“We strongly support the market participants’ commitments toward increasing transparency and standardization in the OTC derivatives markets and look forward to meaningful progress in these areas. These are major regulatory priorities,” said William C. Dudley, president of the New York Fed.
Major commitments by the market participants include:
- Market Transparency. The market participants will provide regulators with data and analysis to help evaluate how greater price transparency in the OTC derivatives markets might improve financial stability.
- Central Clearing. The market participants will expand central clearing in both the credit and interest rate derivatives markets through expanding the range of supported products and effecting broader market participation in clearing.
- Standardization. The market participants will work with supervisors to evaluate the levels of standardization in credit, equity, and interest rate derivatives products and processing and to prioritize the areas which would benefit from greater standardization.

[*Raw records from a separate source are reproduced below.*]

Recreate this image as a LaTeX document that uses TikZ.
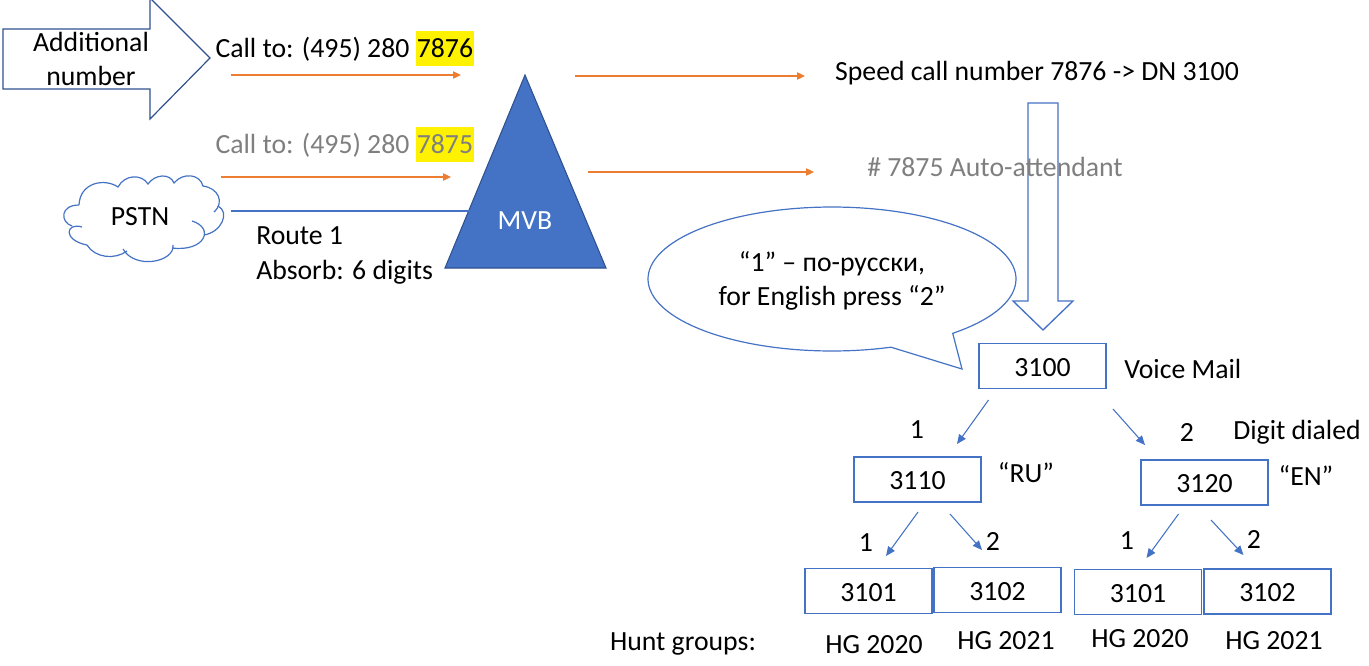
\documentclass[tikz,border=0pt]{standalone}
\usepackage{fontspec}
\setmainfont{Carlito}
\usetikzlibrary{arrows.meta}
\definecolor{msblue}{HTML}{4472C4}
\definecolor{msdark}{HTML}{2F528F}
\definecolor{msorange}{HTML}{ED7D31}
\definecolor{msgray}{HTML}{7F7F7F}
\newcommand{\lblfont}{\fontsize{20.8}{25}\selectfont}
\tikzset{
  lbl/.style={inner sep=0pt,font=\lblfont,align=center},
  numbox/.style={draw=msblue,line width=1.1pt,minimum width=95pt,minimum height=34pt,inner sep=0pt,text height=15pt,text depth=0pt,font=\lblfont},
  hlbox/.style={fill=yellow,inner sep=0pt,minimum width=43pt,text height=19.5pt,text depth=6.75pt,font=\lblfont},
  callarrow/.style={draw=msorange,line width=.9pt,-{Triangle[length=6pt,width=5.5pt]}},
  treearrow/.style={draw=msblue,line width=.8pt,-{Triangle[length=7pt,width=6pt]}},
  outline/.style={draw=msblue,line width=.9pt}
}
\begin{document}
\begin{tikzpicture}[x=.75pt,y=-.75pt]
\useasboundingbox (0,0) rectangle (1369,665);
% big arrows
\draw[draw=msdark,line width=.9pt] (3,29) -- (150,29) -- (150,-2) -- (210,58) -- (150,119) -- (150,89) -- (3,89) -- cycle;
\draw[outline,line width=1pt] (1028,103) -- (1058,103) -- (1058,301) -- (1073,301) -- (1043,330) -- (1013,301) -- (1028,301) -- cycle;
\node[lbl] (addnum) at (91,59) {Additional\\number};
% dialed numbers
\node[hlbox,anchor=base west] (hlone) at (416,57) {\hfill 7876\hfill\null};
\node[lbl,anchor=base east] (callone) at (416,57) {Call to: (495) 280~};
\node[hlbox,anchor=base west,text=msgray] (hltwo) at (416,153) {\hfill 7875\hfill\null};
\node[lbl,anchor=base east,text=msgray] (calltwo) at (416,153) {Call to: (495) 280~};
\node[lbl] (speed) at (1037,73.5) {Speed call number 7876 -> DN 3100};
\node[lbl,text=msgray] (auto) at (995,167) {\# 7875 Auto-attendant};
% switch
\draw[fill=msblue,draw=msdark,line width=.8pt] (525,75) -- (606,268) -- (445,268) -- cycle;
\node[lbl,text=white] (mvb) at (525,221) {MVB};
% cloud
\draw[outline] (79,205) .. controls (80,182) and (105,178) .. (118,187)
  .. controls (125,174) and (142,174) .. (148,184)
  .. controls (155,174) and (170,173) .. (174,183)
  .. controls (183,172) and (200,174) .. (203,186)
  .. controls (218,188) and (225,202) .. (214,212);
\draw[outline] (218,206) .. controls (230,212) and (222,232) .. (204,235);
\draw[outline] (192,221) .. controls (215,228) and (205,252) .. (172,248);
\draw[outline] (173,245) .. controls (175,262) and (135,270) .. (123,249);
\draw[outline] (127,251) .. controls (115,260) and (95,258) .. (87,245);
\draw[outline] (87,245) .. controls (62,240) and (66,222) .. (82,227);
\draw[outline] (72,226) .. controls (60,222) and (60,205) .. (79,205);
\node[lbl] (pstn) at (140,217) {PSTN};
\coordinate (routea) at (231,211);
\coordinate (routeb) at (470,211);
\draw[draw=msblue,line width=1.6pt] (routea) -- (routeb);
\node[lbl,anchor=base west] (route) at (256,244) {Route 1};
\node[lbl,anchor=base west] (absorb) at (256,279) {Absorb: 6 digits};
% orange arrows
\coordinate (ca) at (231,75);
\coordinate (cb) at (461,75);
\coordinate (cc) at (221,177);
\coordinate (cd) at (451,177);
\coordinate (ce) at (575,76);
\coordinate (cf) at (805,76);
\coordinate (cg) at (588,172);
\coordinate (ch) at (814,172);
\draw[callarrow] (ca) -- (cb);
\draw[callarrow] (cc) -- (cd);
\draw[callarrow] (ce) -- (cf);
\draw[callarrow] (cg) -- (ch);
% speech bubble
\draw[outline] plot[domain=71.3:409,samples=120] ({832+184*cos(\x)},{279+72*sin(\x)}) -- (962,369) -- cycle;
\node[lbl] (bubble) at (832,281) {“1” – по-русски,\\[1pt]for English press “2”};
% tree
\node[numbox] (vm) at (1042.5,366) {3100};
\node[numbox] (ru) at (917.5,479.5) {3110};
\node[numbox] (en) at (1204.5,482.5) {3120};
\node[numbox] (ruone) at (868.5,591) {3101};
\node[numbox] (rutwo) at (997.5,590) {3102};
\node[numbox] (enone) at (1138,592) {3101};
\node[numbox] (entwo) at (1267.5,591.5) {3102};
\coordinate (ta) at (988.5,400);
\coordinate (tb) at (957,444);
\coordinate (tc) at (1113,409);
\coordinate (td) at (1145,445);
\coordinate (te) at (918,512);
\coordinate (tf) at (886,556);
\coordinate (tg) at (950,514);
\coordinate (th) at (982,550);
\coordinate (ti) at (1178.5,514);
\coordinate (tj) at (1146.5,558);
\coordinate (tk) at (1211,520);
\coordinate (tl) at (1243.5,555);
\draw[treearrow] (ta) -- (tb);
\draw[treearrow] (tc) -- (td);
\draw[treearrow] (te) -- (tf);
\draw[treearrow] (tg) -- (th);
\draw[treearrow] (ti) -- (tj);
\draw[treearrow] (tk) -- (tl);
% tree labels
\node[lbl,anchor=west] (vmtxt) at (1124,369) {Voice Mail};
\node[lbl] (dig) at (1297,432) {Digit dialed};
\node[lbl] (ruq) at (1026,473) {“RU”};
\node[lbl] (enq) at (1306,475) {“EN”};
\node[lbl] (da) at (917,430) {1};
\node[lbl] (db) at (1187,432) {2};
\node[lbl] (dc) at (866,543) {1};
\node[lbl] (dd) at (993,541) {2};
\node[lbl] (de) at (1127,541) {1};
\node[lbl] (df) at (1254,539) {2};
\node[lbl] (hunt) at (683,644) {Hunt groups:};
\node[lbl] (hga) at (874,645) {HG 2020};
\node[lbl] (hgb) at (1006,641) {HG 2021};
\node[lbl] (hgc) at (1140,639) {HG 2020};
\node[lbl] (hgd) at (1274,641) {HG 2021};
\end{tikzpicture}
\end{document}
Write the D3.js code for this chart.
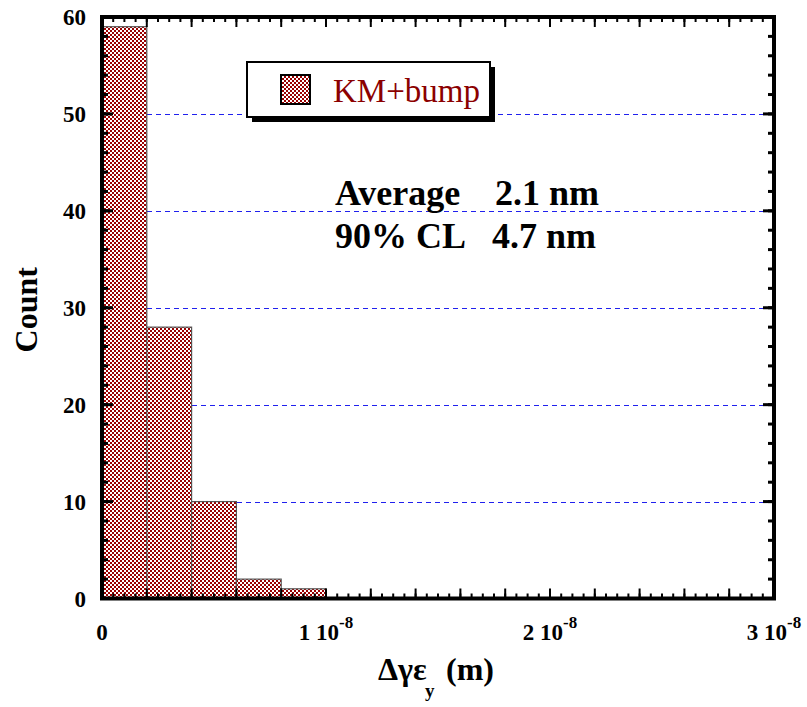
<!DOCTYPE html>
<html>
<head>
<meta charset="utf-8">
<script src="https://cdn.jsdelivr.net/npm/d3@7"></script>
<style>
  body { margin: 0; background: #fff; }
  svg { font-family: "Liberation Serif", "Times New Roman", serif; }
</style>
</head>
<body>
<svg id="chart" width="807" height="707"></svg>
<script>
// histogram bins (m) and counts
var binEdges = [0, 2e-9, 4e-9, 6e-9, 8e-9, 1e-8];
var counts = [59, 28, 10, 2, 1];
var yTicks = [0, 10, 20, 30, 40, 50, 60];
var gridValues = [10, 20, 30, 40, 50];
var xTickValues = [0, 1e-8, 2e-8, 3e-8];
var xTickMantissa = ["0", "1 10", "2 10", "3 10"];
var xTickExponent = ["", "-8", "-8", "-8"];
var legendLabel = "KM+bump";
var statLabels = ["Average", "90% CL"];
var statValues = ["2.1 nm", "4.7 nm"];

(function() {
  var svg = d3.select("#chart"),
      left = 102, right = 774, top = 17, bottom = 598.5,
      red = "#990000";

  var x = d3.scaleLinear().domain([0, 3e-8]).range([left, right]);
  var y = d3.scaleLinear().domain([0, 60]).range([bottom, top]);

  // checker hatch
  var pat = svg.append("defs").append("pattern")
      .attr("id", "hatch")
      .attr("patternUnits", "userSpaceOnUse")
      .attr("width", 4).attr("height", 4);
  pat.append("rect").attr("width", 4).attr("height", 4).attr("fill", "#fff");
  pat.append("rect").attr("width", 2).attr("height", 2).attr("fill", red);
  pat.append("rect").attr("x", 2).attr("y", 2).attr("width", 2).attr("height", 2).attr("fill", red);

  // grid
  svg.append("g").selectAll("line")
      .data(gridValues)
    .enter().append("line")
      .attr("x1", left).attr("x2", right)
      .attr("y1", function(d) { return Math.round(y(d)) + 0.5; })
      .attr("y2", function(d) { return Math.round(y(d)) + 0.5; })
      .attr("stroke", "#2020ee")
      .attr("stroke-width", 1)
      .attr("stroke-dasharray", "5,4");

  // bars
  svg.append("g").selectAll("rect")
      .data(counts)
    .enter().append("rect")
      .attr("x", function(d, i) { return x(binEdges[i]); })
      .attr("y", function(d) { return y(d); })
      .attr("width", function(d, i) { return x(binEdges[i + 1]) - x(binEdges[i]); })
      .attr("height", function(d) { return bottom - y(d); })
      .attr("fill", "url(#hatch)")
      .attr("stroke", "#555")
      .attr("stroke-width", 1.2);

  // ticks on all four sides, pointing inward
  var ticks = svg.append("g").attr("stroke", "#000");
  var xMajor = d3.range(0, 31).filter(function(i) { return i % 2 == 0; }).map(function(i) { return i * 1e-9; });
  var xMinor = d3.range(0, 61).map(function(i) { return i * 5e-10; });
  var yMinor = d3.range(0, 31).map(function(i) { return i * 2; });

  function xTick(v, len, w) {
    ticks.append("line").attr("x1", x(v)).attr("x2", x(v)).attr("y1", bottom).attr("y2", bottom - len).attr("stroke-width", w);
    ticks.append("line").attr("x1", x(v)).attr("x2", x(v)).attr("y1", top).attr("y2", top + len).attr("stroke-width", w);
  }
  function yTick(v, len, w) {
    ticks.append("line").attr("y1", y(v)).attr("y2", y(v)).attr("x1", left).attr("x2", left + len).attr("stroke-width", w);
    ticks.append("line").attr("y1", y(v)).attr("y2", y(v)).attr("x1", right).attr("x2", right - len).attr("stroke-width", w);
  }
  xMinor.forEach(function(v) { xTick(v, 5, 2); });
  xMajor.forEach(function(v) { xTick(v, 10, 2); });
  yMinor.forEach(function(v) { yTick(v, 6, 3); });
  yTicks.forEach(function(v) { yTick(v, 11, 3); });

  // frame
  svg.append("rect")
      .attr("x", left).attr("y", top)
      .attr("width", right - left).attr("height", bottom - top)
      .attr("fill", "none").attr("stroke", "#000").attr("stroke-width", 4);

  // y tick labels
  svg.append("g").selectAll("text")
      .data(yTicks)
    .enter().append("text")
      .attr("x", left - 16)
      .attr("y", function(d) { return y(d); })
      .attr("dy", "0.35em")
      .attr("text-anchor", "end")
      .attr("font-size", 23)
      .attr("font-weight", "bold")
      .text(function(d) { return d; });

  // x tick labels
  var xl = svg.append("g").selectAll("text")
      .data(xTickValues)
    .enter().append("text")
      .attr("x", function(d) { return x(d); })
      .attr("y", 640)
      .attr("text-anchor", "middle")
      .attr("font-size", 23)
      .attr("font-weight", "bold");
  xl.append("tspan").text(function(d, i) { return xTickMantissa[i]; });
  xl.append("tspan")
      .attr("dy", -12)
      .attr("font-size", 17)
      .text(function(d, i) { return xTickExponent[i]; });

  // axis titles
  svg.append("text")
      .attr("transform", "translate(37," + (y(30) + 2) + ") rotate(-90)")
      .attr("text-anchor", "middle")
      .attr("font-size", 32)
      .attr("font-weight", "bold")
      .text("Count");

  var xt = svg.append("text")
      .attr("x", 378).attr("y", 680)
      .attr("font-size", 32)
      .attr("font-weight", "bold");
  xt.append("tspan").text("\u0394\u03b3\u03b5");
  xt.append("tspan").attr("x", 425).attr("dy", 17).attr("font-size", 19).text("y");
  xt.append("tspan").attr("x", 446).attr("dy", -17).text("(m)");

  // legend
  svg.append("rect").attr("x", 252).attr("y", 67).attr("width", 243).attr("height", 55).attr("fill", "#000");
  svg.append("rect").attr("x", 247).attr("y", 62).attr("width", 243).attr("height", 55)
      .attr("fill", "#fff").attr("stroke", "#000").attr("stroke-width", 2);
  svg.append("rect").attr("x", 281).attr("y", 75).attr("width", 29).attr("height", 29)
      .attr("fill", "url(#hatch)").attr("stroke", "#000").attr("stroke-width", 2);
  svg.append("text")
      .attr("x", 333).attr("y", 102)
      .attr("font-size", 33)
      .attr("fill", "#8b0000")
      .text(legendLabel);

  // stats
  var stats = svg.append("g")
      .attr("font-size", 36)
      .attr("font-weight", "bold");
  stats.selectAll(".lab")
      .data(statLabels)
    .enter().append("text")
      .attr("x", 335)
      .attr("y", function(d, i) { return 205 + i * 43; })
      .text(function(d) { return d; });
  stats.selectAll(".val")
      .data(statValues)
    .enter().append("text")
      .attr("x", function(d, i) { return i == 0 ? 495 : 492; })
      .attr("y", function(d, i) { return 205 + i * 43; })
      .text(function(d) { return d; });
})();
</script>
</body>
</html>
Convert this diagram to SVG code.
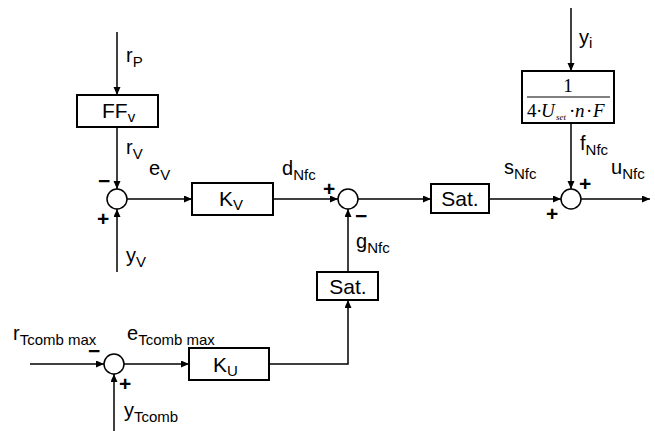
<svg xmlns="http://www.w3.org/2000/svg" width="655" height="431" viewBox="0 0 655 431">
<defs>
<marker id="arr" markerUnits="userSpaceOnUse" markerWidth="9" markerHeight="8" refX="8" refY="3.5" orient="auto">
<path d="M0,0 L8,3.5 L0,7 z" fill="#000"/>
</marker>
</defs>
<style>
.w{stroke:#000;stroke-width:1.5;fill:none}
.b{stroke:#000;stroke-width:2;fill:#fff}
.c{stroke:#000;stroke-width:1.5;fill:#fff}
text{font-family:"Liberation Sans",Arial,sans-serif;font-size:20px;fill:#000}
.bx{font-size:21px}
.s{font-size:15px}
.sg{font-family:"Liberation Sans",Arial,sans-serif;font-size:21px;font-weight:bold}
.tm{font-family:"Liberation Serif","Times New Roman",serif;font-size:19px}
.tm.i{font-style:italic}
.tm.sub{font-style:italic;font-size:9px}
</style>
<rect width="655" height="431" fill="#fff"/>
<g id="connectors">
<line class="w" x1="117" y1="32" x2="117" y2="95" marker-end="url(#arr)"/>
<line class="w" x1="117" y1="127" x2="117" y2="189" marker-end="url(#arr)"/>
<line class="w" x1="117" y1="272" x2="117" y2="209" marker-end="url(#arr)"/>
<line class="w" x1="127" y1="199" x2="192" y2="199" marker-end="url(#arr)"/>
<line class="w" x1="273" y1="199" x2="338" y2="199" marker-end="url(#arr)"/>
<line class="w" x1="358" y1="199" x2="431" y2="199" marker-end="url(#arr)"/>
<line class="w" x1="489" y1="199" x2="561" y2="199" marker-end="url(#arr)"/>
<line class="w" x1="581" y1="199" x2="650" y2="199" marker-end="url(#arr)"/>
<line class="w" x1="571" y1="8" x2="571" y2="71" marker-end="url(#arr)"/>
<line class="w" x1="571" y1="123" x2="571" y2="189" marker-end="url(#arr)"/>
<line class="w" x1="348" y1="272" x2="348" y2="209" marker-end="url(#arr)"/>
<line class="w" x1="30" y1="364" x2="104" y2="364" marker-end="url(#arr)"/>
<line class="w" x1="124" y1="364" x2="189" y2="364" marker-end="url(#arr)"/>
<polyline class="w" points="269,364 348,364 348,300" marker-end="url(#arr)"/>
<line class="w" x1="114" y1="431" x2="114" y2="374" marker-end="url(#arr)"/>
</g>
<g id="ff">
<rect class="b" x="77" y="95" width="81" height="32"/>
<text class="bx" x="102" y="118">FF<tspan class="s" dy="4">v</tspan></text>
</g>
<g id="sum1">
<circle class="c" cx="117" cy="199" r="10"/>
<text class="sg" x="98" y="188">−</text>
<text class="sg" x="97" y="226">+</text>
</g>
<g id="kv">
<rect class="b" x="192" y="183" width="81" height="32"/>
<text class="bx" x="219" y="206">K<tspan class="s" dy="4">V</tspan></text>
</g>
<g id="sum2">
<circle class="c" cx="348" cy="199" r="10"/>
<text class="sg" x="323" y="196">+</text>
<text class="sg" x="355" y="223">−</text>
</g>
<g id="sat1">
<rect class="b" x="431" y="184" width="58" height="29"/>
<text class="bx" x="460" y="206" text-anchor="middle">Sat.</text>
</g>
<g id="frac">
<rect class="b" x="522" y="71" width="92" height="52"/>
<text class="tm" x="568" y="92" text-anchor="middle">1</text>
<line x1="527" y1="97" x2="610" y2="97" stroke="#000" stroke-width="1"/>
<text class="tm" x="527" y="117">4</text>
<text class="tm" x="536" y="117">·</text>
<text class="tm i" x="541" y="117">U</text>
<text class="tm sub" x="556" y="120">set</text>
<text class="tm" x="569" y="117">·</text>
<text class="tm i" x="575" y="117">n</text>
<text class="tm" x="586" y="117">·</text>
<text class="tm i" x="593" y="117">F</text>
</g>
<g id="sum3">
<circle class="c" cx="571" cy="199" r="10"/>
<text class="sg" x="579" y="191">+</text>
<text class="sg" x="546" y="221">+</text>
</g>
<g id="sat2">
<rect class="b" x="317" y="272" width="61" height="28"/>
<text class="bx" x="348" y="294" text-anchor="middle">Sat.</text>
</g>
<g id="sum4">
<circle class="c" cx="114" cy="364" r="10"/>
<text class="sg" x="88" y="358">−</text>
<text class="sg" x="119" y="391">+</text>
</g>
<g id="ku">
<rect class="b" x="189" y="348" width="80" height="32"/>
<text class="bx" x="213" y="372">K<tspan class="s" dy="4">U</tspan></text>
</g>
<g id="labels">
<text x="126" y="62">r<tspan class="s" dy="5">P</tspan></text>
<text x="126" y="154">r<tspan class="s" dy="5">V</tspan></text>
<text x="149" y="175">e<tspan class="s" dy="5">V</tspan></text>
<text x="282" y="175">d<tspan class="s" dy="5">Nfc</tspan></text>
<text x="504" y="174">s<tspan class="s" dy="5">Nfc</tspan></text>
<text x="611" y="174">u<tspan class="s" dy="5">Nfc</tspan></text>
<text x="580" y="150">f<tspan class="s" dy="5">Nfc</tspan></text>
<text x="579" y="44">y<tspan class="s" dy="4">i</tspan></text>
<text x="126" y="262">y<tspan class="s" dy="5">V</tspan></text>
<text x="356" y="248">g<tspan class="s" dy="5">Nfc</tspan></text>
<text x="13" y="340">r<tspan class="s" dy="5">Tcomb max</tspan></text>
<text x="127" y="340">e<tspan class="s" dy="5">Tcomb max</tspan></text>
<text x="124" y="417">y<tspan class="s" dy="5">Tcomb</tspan></text>
</g>
</svg>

- Collateral Management. Following the development of best practices in collateralizing bilateral OTC derivative trades, the market participants have committed to implement these best practices to help reduce counterparty credit risk.
These commitments are consistent with the objectives set forth at the January 14, 2010 meeting between industry participants and domestic and foreign banking supervisors hosted by the New York Fed. The New York Fed will continue to work with supervisors to monitor the market participants’ efforts in meeting these commitments, and expects timely and substantial progress in all of these areas.